Similarly, the Cuban leader cited with humor recent articles in the Wall Street Journal and Miami Herald reporting on a nasty legal feud between members of a former capitalist landowning family from Cuba, now living in the United States, over which branch of the family has rights to three large sugar mills and plantations in Havana province that were expropriated by working people in Cuba four decades ago. These individuals have been spurred on by the 1996 Helms-Burton law, which tightens the U.S. embargo of Cuba and declares its aim of protecting those with claims on property confiscated by Cuba's workers and farmers after 1959.

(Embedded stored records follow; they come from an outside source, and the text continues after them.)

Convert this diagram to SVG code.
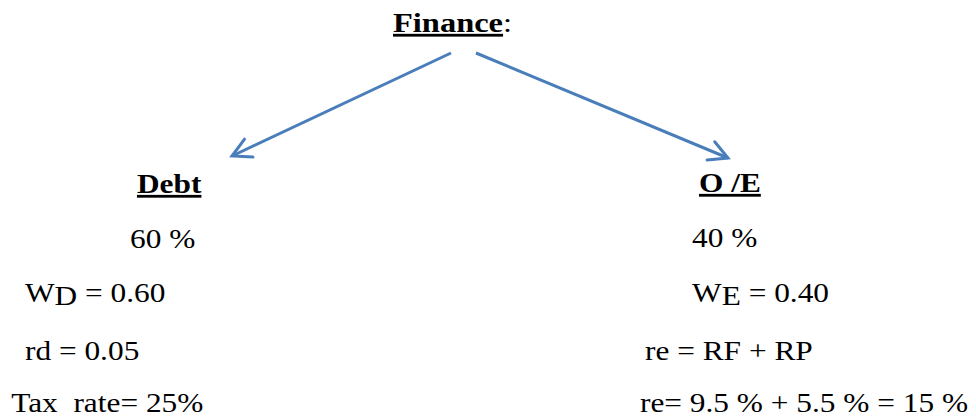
<svg xmlns="http://www.w3.org/2000/svg" width="976" height="419" viewBox="0 0 976 419">
<style>
text{font-family:"Liberation Serif","Times New Roman",serif;font-size:28px;fill:#000}
.h{font-weight:bold;text-decoration:underline}
.c{stroke:#4A7EBB;stroke-width:3;fill:none}
</style>
<defs>
<marker id="ah" markerUnits="userSpaceOnUse" markerWidth="30" markerHeight="30" viewBox="-25 -15 30 30" refX="0" refY="0" orient="auto" overflow="visible">
<path d="M-18.5,-9.9 L0,0 L-18.5,9.9" stroke="#4A7EBB" stroke-width="3" fill="none" stroke-linecap="round"/>
</marker>
</defs>
<rect width="976" height="419" fill="#fff"/>
<g id="finance" transform="scale(1.16 1)"><text x="338.8" y="32"><tspan class="h">Finance</tspan>:</text></g>
<g id="connectors">
<line class="c" x1="451" y1="53" x2="232" y2="156" marker-end="url(#ah)"/>
<line class="c" x1="476" y1="53" x2="728" y2="158" marker-end="url(#ah)"/>
</g>
<g id="debt" transform="scale(1.12 1)">
<text class="h" x="122.3" y="193">Debt</text>
<text x="116.1" y="248">60 %</text>
<text x="22.3" y="302">W<tspan dy="3">D</tspan><tspan dy="-3"> = 0.60</tspan></text>
<text x="22.3" y="360">rd = 0.05</text>
<text x="10" y="412" xml:space="preserve">Tax  rate= 25%</text>
</g>
<g id="equity" transform="scale(1.12 1)">
<text class="h" x="624.1" y="192">O /E</text>
<text x="617.9" y="247">40 %</text>
<text x="617.9" y="302">W<tspan dy="3">E</tspan><tspan dy="-3"> = 0.40</tspan></text>
<text x="575.9" y="360">re = RF + RP</text>
<text x="571.4" y="412">re= 9.5 % + 5.5 % = 15 %</text>
</g>
</svg>
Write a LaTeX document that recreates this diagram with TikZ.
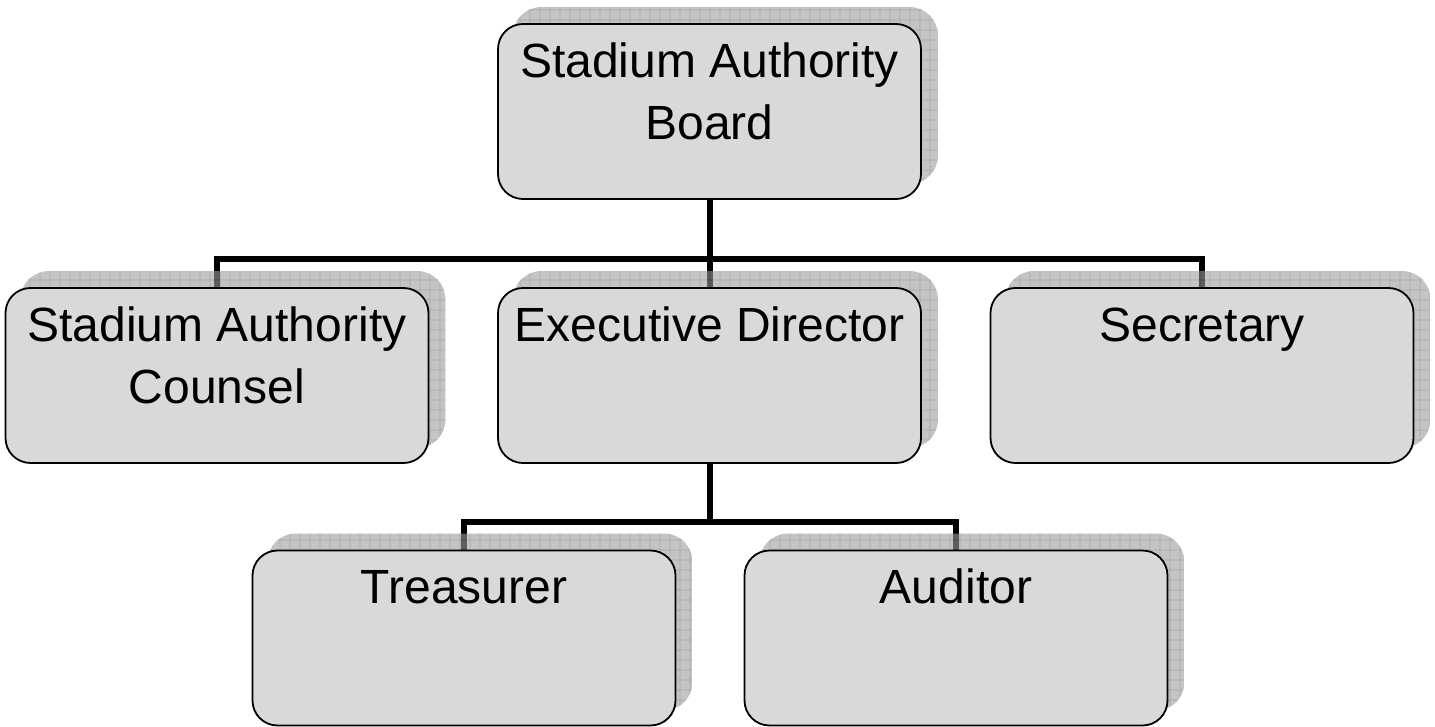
\documentclass[tikz,border=0pt]{standalone}
\usepackage{fontspec}
\setmainfont{Liberation Sans}
\usetikzlibrary{backgrounds}
\definecolor{boxgray}{HTML}{D9D9D9}
\definecolor{shadowfill}{HTML}{9D9D9D}
\definecolor{shadowline}{HTML}{6A6A6A}
\newcommand\boxshadow[1]{%
  \begin{scope}[transparency group, opacity=0.6]
    \clip[rounded corners=28pt] ([shift={(16,-16)}]#1.south west) rectangle ([shift={(16,-16)}]#1.north east);
    \fill[shadowfill] ([shift={(16,-16)}]#1.south west) rectangle ([shift={(16,-16)}]#1.north east);
    \draw[shadowgridline] ([shift={(16,-16)}]#1.south west) grid ([shift={(16,-16)}]#1.north east);
  \end{scope}}
\tikzset{
  orgbox/.style={draw=black, line width=1.8pt, fill=boxgray, rounded corners=25pt,
    minimum width=423pt, minimum height=175pt, inner sep=0pt},
  lbl/.style={anchor=north, inner sep=0pt, align=center,
    font=\fontsize{48}{62}\selectfont},
  conn/.style={draw=black, line width=6pt},
  shadowgridline/.style={draw=shadowline, line width=0.8pt, xstep=10pt, ystep=10pt}
}
\newcommand\lstrut{\rule{0pt}{40pt}}
\begin{document}
\begin{tikzpicture}[x=1pt, y=-1pt]
\useasboundingbox (0,0) rectangle (1435,727);
% boxes
\node[orgbox] (board) at (709.5,111.5) {};
\node[orgbox] (counsel) at (217,375.5) {};
\node[orgbox] (exec) at (709.5,375.5) {};
\node[orgbox] (secretary) at (1202,375.5) {};
\node[orgbox] (treasurer) at (464,638) {};
\node[orgbox] (auditor) at (956,638) {};
% labels
\node[lbl] (tboard) at ([yshift=-14pt]board.north) {\lstrut Stadium Authority\\Board};
\node[lbl] (tcounsel) at ([yshift=-14pt]counsel.north) {\lstrut Stadium Authority\\Counsel};
\node[lbl] (texec) at ([yshift=-14pt]exec.north) {\lstrut Executive Director};
\node[lbl] (tsecretary) at ([yshift=-14pt]secretary.north) {\lstrut Secretary};
\node[lbl] (ttreasurer) at ([yshift=-14pt]treasurer.north) {\lstrut Treasurer};
\node[lbl] (tauditor) at ([yshift=-14pt]auditor.north) {\lstrut Auditor};
\coordinate (j1) at (709.5,259);
\coordinate (j2) at (709.5,522);
\begin{pgfonlayer}{background}
  \draw[conn] (board.south) -- (j1);
  \draw[conn] (counsel.north) |- (j1) -| (secretary.north);
  \draw[conn] (exec.north) -- (j1);
  \draw[conn] (exec.south) -- (j2);
  \draw[conn] (treasurer.north) |- (j2) -| (auditor.north);
  \boxshadow{board}
  \boxshadow{counsel}
  \boxshadow{exec}
  \boxshadow{secretary}
  \boxshadow{treasurer}
  \boxshadow{auditor}
\end{pgfonlayer}
\end{tikzpicture}
\end{document}
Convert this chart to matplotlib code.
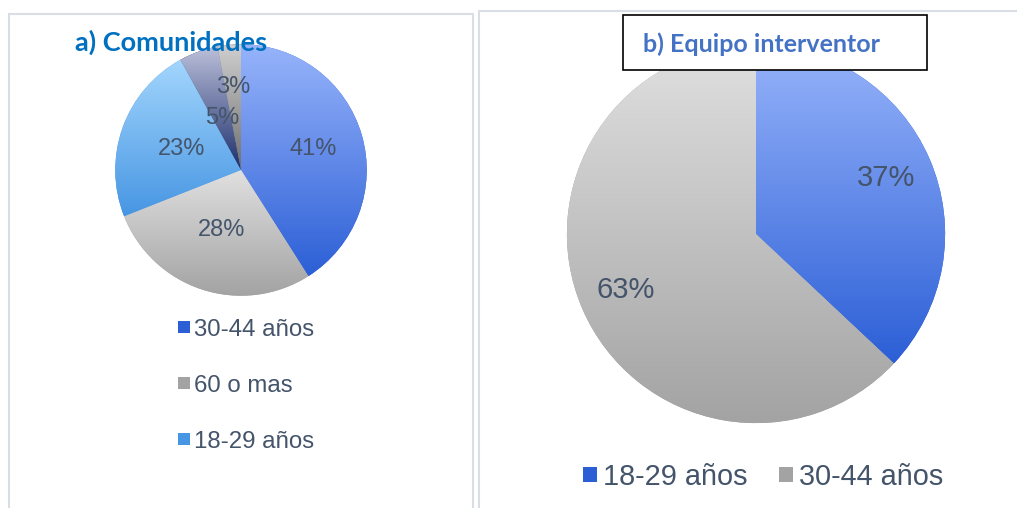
import numpy as np
import matplotlib.pyplot as plt
from matplotlib.patches import Rectangle, Patch
from matplotlib.colors import LinearSegmentedColormap

# a) Comunidades
com_labels = ['30-44 años', '60 o mas', '18-29 años', '45-59 años', 'Sin dato']
com_values = [41, 28, 23, 5, 3]
com_legend = ['30-44 años', '60 o mas', '18-29 años']

# b) Equipo interventor
eq_labels = ['18-29 años', '30-44 años']
eq_values = [37, 63]

blue = ('#97b4fb', '#2c5fd6')
gray = ('#e0e0e0', '#a3a3a3')
lblue = ('#a3d6fd', '#4796e3')
navy = ('#bcc0da', '#1c2f6c')
dgray = ('#cfcfcf', '#6e6e6e')
text_col = '#44546a'

plt.rcParams['font.family'] = ['Liberation Sans', 'DejaVu Sans']

fig = plt.figure(figsize=(10.17, 5.08), dpi=100)


def gradient_fill(ax, wedge, top, bottom):
    bb = wedge.get_path().get_extents()
    cmap = LinearSegmentedColormap.from_list('g', [top, bottom])
    grad = np.linspace(0, 1, 256).reshape(-1, 1)
    im = ax.imshow(grad, extent=[bb.x0, bb.x1, bb.y0, bb.y1], origin='upper',
                   cmap=cmap, aspect='auto', zorder=wedge.get_zorder() + 0.1)
    im.set_clip_path(wedge)


def draw_pie(ax, values, grads, dists, fs):
    wedges, _ = ax.pie(values, startangle=90, counterclock=False,
                       colors=[g[1] for g in grads], radius=1)
    for w, g in zip(wedges, grads):
        gradient_fill(ax, w, g[0], g[1])
    total = sum(values)
    cum = 0
    for v, d in zip(values, dists):
        mid = (cum + v / 2) / total * 2 * np.pi
        cum += v
        ax.text(d * np.sin(mid), d * np.cos(mid), f'{v}%', ha='center', va='center',
                fontsize=fs, color=text_col, zorder=5)
    ax.set_xlim(-1.01, 1.01)
    ax.set_ylim(-1.01, 1.01)
    ax.set_aspect('equal')
    ax.axis('off')
    return wedges


# panel borders
fig.patches.append(Rectangle((9 / 1017, -0.02), 464 / 1017, (508 - 14) / 508 + 0.02,
                             transform=fig.transFigure, fill=False,
                             edgecolor='#d9dee5', lw=1.5))
fig.patches.append(Rectangle((479 / 1017, -0.02), 560 / 1017, (508 - 11) / 508 + 0.02,
                             transform=fig.transFigure, fill=False,
                             edgecolor='#d9dee5', lw=1.5))

# left pie
ax1 = fig.add_axes([114 / 1017, 0.4154, 254 / 1017, 0.5])
com_grads = [blue, gray, lblue, navy, dgray]
draw_pie(ax1, com_values, com_grads, [0.6, 0.5, 0.5, 0.44, 0.66], 17)
fig.text(75 / 1017, 1 - 42 / 508, 'a) Comunidades', fontsize=19.5, fontweight='bold',
         color='#0070c0', family=['Lato', 'DejaVu Sans'], va='center', ha='left')
handles1 = [Patch(facecolor=com_grads[i][1], edgecolor='none') for i in range(3)]
fig.legend(handles1, com_legend, loc='upper left', bbox_to_anchor=(156 / 1017, 1 - 297 / 508),
           frameon=False, fontsize=17.3, labelcolor=text_col, handlelength=0.5,
           handleheight=0.4, handletextpad=0.2, labelspacing=1.42)

# right pie
ax2 = fig.add_axes([565 / 1017, 83 / 508, 382 / 1017, 382 / 508])
eq_grads = [blue, gray]
draw_pie(ax2, eq_values, eq_grads, [0.75, 0.75], 21)
fig.patches.append(Rectangle((623 / 1017, 1 - 70 / 508), 304 / 1017, 55 / 508,
                             transform=fig.transFigure, facecolor='white',
                             edgecolor='black', lw=1.2, zorder=5))
fig.text(643 / 1017, 1 - 44 / 508, 'b) Equipo interventor', fontsize=18, fontweight='bold',
         color='#4472c4', family=['Lato', 'DejaVu Sans'], va='center', ha='left', zorder=6)
handles2 = [Patch(facecolor=g[1], edgecolor='none') for g in eq_grads]
fig.legend(handles2, eq_labels, loc='center', bbox_to_anchor=(763 / 1017, 1 - 477 / 508),
           ncol=2, frameon=False, fontsize=20.8, labelcolor=text_col, handlelength=0.5,
           handleheight=0.4, handletextpad=0.2, columnspacing=1.1)

fig.savefig('out.png', dpi=100)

While such posturing by the former exploiters is grotesque, Alarcón noted, it is a reminder of what the Cuban people successfully fought to end once and for all. Today, as in 1959, they are waging a life-and-death struggle. There are only two roads, he stated, "either Cuba will continue to be independent and governed by workers and peasants, or the country will again be under the rule of foreign powers and those seeking a return to the `good lifé of exploitation" of the toiling majority.

Alarcón said the imperialist rulers in the United States and elsewhere thought the crumbling of the regimes in the Soviet Union and Eastern Europe would mean the collapse of the Cuban revolution and the reimposition of capitalism. But they were mistaken.

"The socialist camp disappeared a decade ago. At that time, certain sections of international capital believed they had won the Cold War," he stated. As a result, U.S. foreign policy has become more aggressive. "But we have had 40 years of struggle for socialism in Cuba, and we are still here."

"We are in a world today where the fight against capitalism, sometimes called neoliberalism, will be a difficult one. But in that struggle, Cubans will be able to fulfill our duty," Alarcón declared.

"Cuba belongs to its workers and peasants, and it will remain so."